Persino nell’ormai quasi completamente secolarizzata Inghilterra, al fondo della Brexit si intravede il richiamo all’orgoglio di una identità nazionale culturale e religiosa di cui la regina Elisabetta costituisce il punto di riferimento. La metamorfosi in corso però non si è ancora conclusa. Il nuovo mito che si va delineando mantiene ancora troppe inconsistenze. Mentre il logos che da esso deriva stenta a dettare un discorso in grado di reggere le sfide della realtà. C’è dunque ancora spazio per contribuire a far nascere un mito diverso da quello che si intravvede. Anche se tale operazione non può prescindere dalla lezione di fondo che la crisi della globalizzazione lascia sul terreno.
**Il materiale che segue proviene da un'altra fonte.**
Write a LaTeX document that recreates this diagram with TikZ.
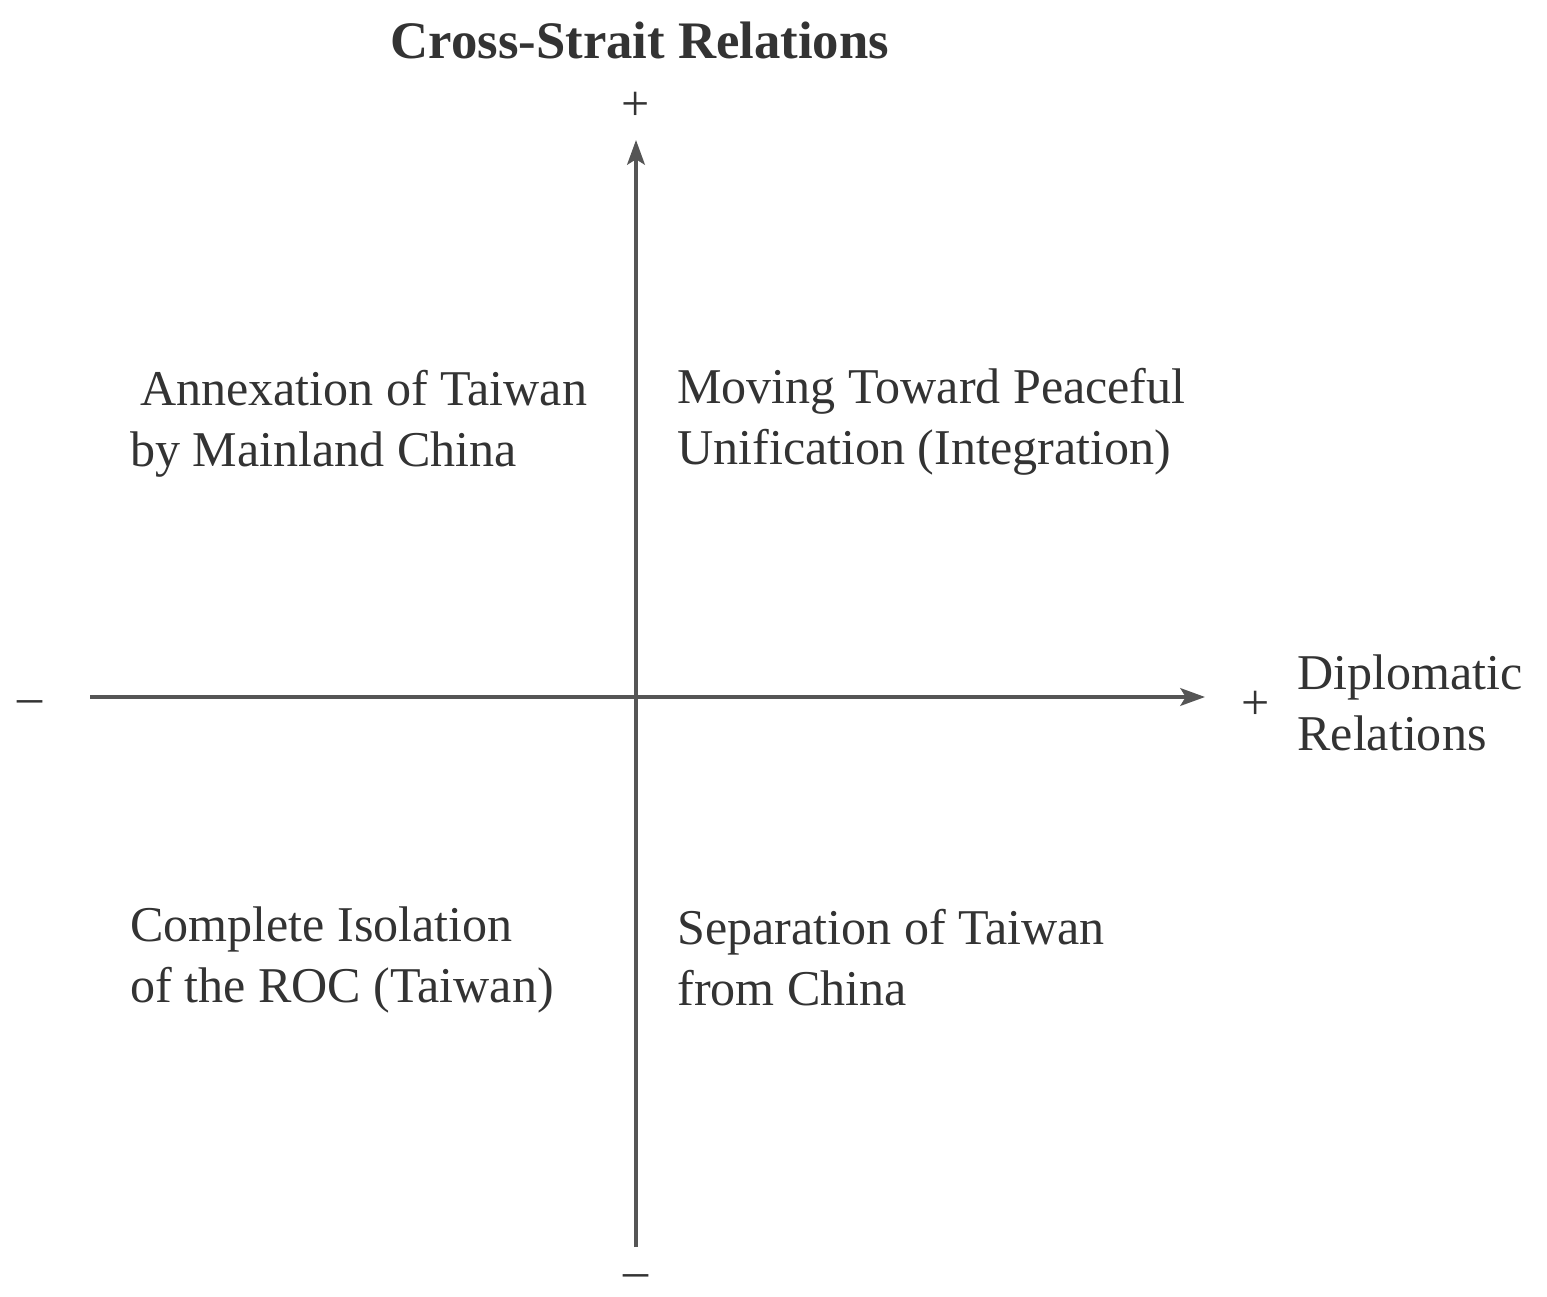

L’epoca alle nostre spalle si è caratterizzata per il suo tratto di assolutezza. L’io finalmente sciolto da tutto e una crescita illimitata. Può essere che la caduta di quel mito produca un’oscillazione verso il polo opposto: mondi chiusi e separati, identità contrapposte. Nella sostanza qualcosa di simile alla vecchia teoria di Huntington sullo scontro di civiltà. Ma può darsi che si riesca a virare verso una soluzione più mite e sensata. A condizione di riconoscere la discontinuità che ci è richiesta. È cioè che nulla è assoluto e che tutto è, invece, in relazione. In un mondo piccolo, sovraffollato, con risorse limitate e pieno di diversità è questa la vera sfida che abbiamo davanti.
Ciò significa riconoscere che ogni individuo esiste solo in rapporto alla comunità e la società nella quale vive; che ogni territorio e ogni paese si colloca nel quadro di ineliminabili relazioni e vincoli internazionali e planetari; che nessuno si può salvare da solo e che l’unica via di salvezza passa dalla capacità di custodire confini porosi che si sforzano di lavorare per obiettivi comuni; che l’economia può sussistere solo se tiene conto della giustizia sociale e degli equilibri ecologici; e che nessuna generazione può pensarsi a prescindere da quelle che l’hanno preceduto e da quelle che seguono. I prossimi anni saranno dunque decisivi per il consolidamento di un nuovo mythos e la definizione del suo nuovo logos. Al di là delle apparenze, c’è ancora spazio per sperare.